Companies could face heavy penalties if found negligent.
Role of Aadhaar–PAN linkage
Many fear that the Aadhaar–PAN linkage could amplify fraud attempts if both identifiers are exposed together. While the leaked dataset does not appear to contain Aadhaar numbers, the presence of Aadhaar-linked emails in sample entries raises concerns.
The UIDAI has issued an internal alert, advising verification partners to tighten protocols.
Political reactions and calls for accountability
Opposition leaders demanded parliamentary scrutiny, alleging weak cybersecurity governance.

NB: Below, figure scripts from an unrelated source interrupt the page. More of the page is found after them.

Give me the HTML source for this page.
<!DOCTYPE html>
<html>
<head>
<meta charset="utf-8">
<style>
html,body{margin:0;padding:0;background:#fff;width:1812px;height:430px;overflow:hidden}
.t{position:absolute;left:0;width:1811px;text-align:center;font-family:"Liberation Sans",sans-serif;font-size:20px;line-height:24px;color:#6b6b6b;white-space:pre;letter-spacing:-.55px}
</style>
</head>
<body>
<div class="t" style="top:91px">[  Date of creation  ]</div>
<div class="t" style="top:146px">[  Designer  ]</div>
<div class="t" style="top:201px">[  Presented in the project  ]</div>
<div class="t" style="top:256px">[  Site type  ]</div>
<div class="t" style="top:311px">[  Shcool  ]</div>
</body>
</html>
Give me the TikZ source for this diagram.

Government officials countered that early detection, rapid response and a full-scale cyber audit demonstrate the seriousness with which the incident is being handled.
Cyber policy analysts say India must accelerate development of national cybersecurity standards for financial data processors.
Impact on financial markets
Stock markets showed mild volatility as shares of major fintech and IT-services companies dipped following the news. Investors fear increased compliance costs, regulatory scrutiny and potential penalties for firms linked to the breach.
However, broader market sentiment remained stable after officials clarified that the central tax database remains secure.
Impact on ordinary citizens
For lakhs of citizens, the biggest fear is identity theft. Many worry that fraudsters may:
• apply for loans in their name
• open fraudulent accounts
• use leaked PAN to evade taxes
• impersonate them in financial transactions
Experts advise individuals to monitor bank SMS alerts, credit bureau reports and email notifications for unusual activity.
Long-term reforms expected
The government is considering structural reforms, including:
• mandatory encryption audits every six months
• a licensing regime for PAN-handling entities
• centralised KYC verification hubs
• tighter rules for cloud storage of financial data
• national threat-intelligence monitoring for dark-web listings
Policy makers may also rewrite vendor-compliance frameworks for banks and fintech firms to minimise third-party risks.
A moment of reckoning for India’s cybersecurity ecosystem
The suspected PAN data leak exposes the fragility of India’s cybersecurity posture in the face of rapid digitalisation. With millions of users relying on digital platforms for taxes, finance, healthcare and governance, the protection of personal data becomes a national priority.
The coming weeks will reveal the full scale of the breach, its origin, and the corrective measures needed to prevent recurrence. But for now, India faces one of its most complex investigations into digital identity protection — and a stark reminder that cybersecurity must evolve as fast as the systems it protects.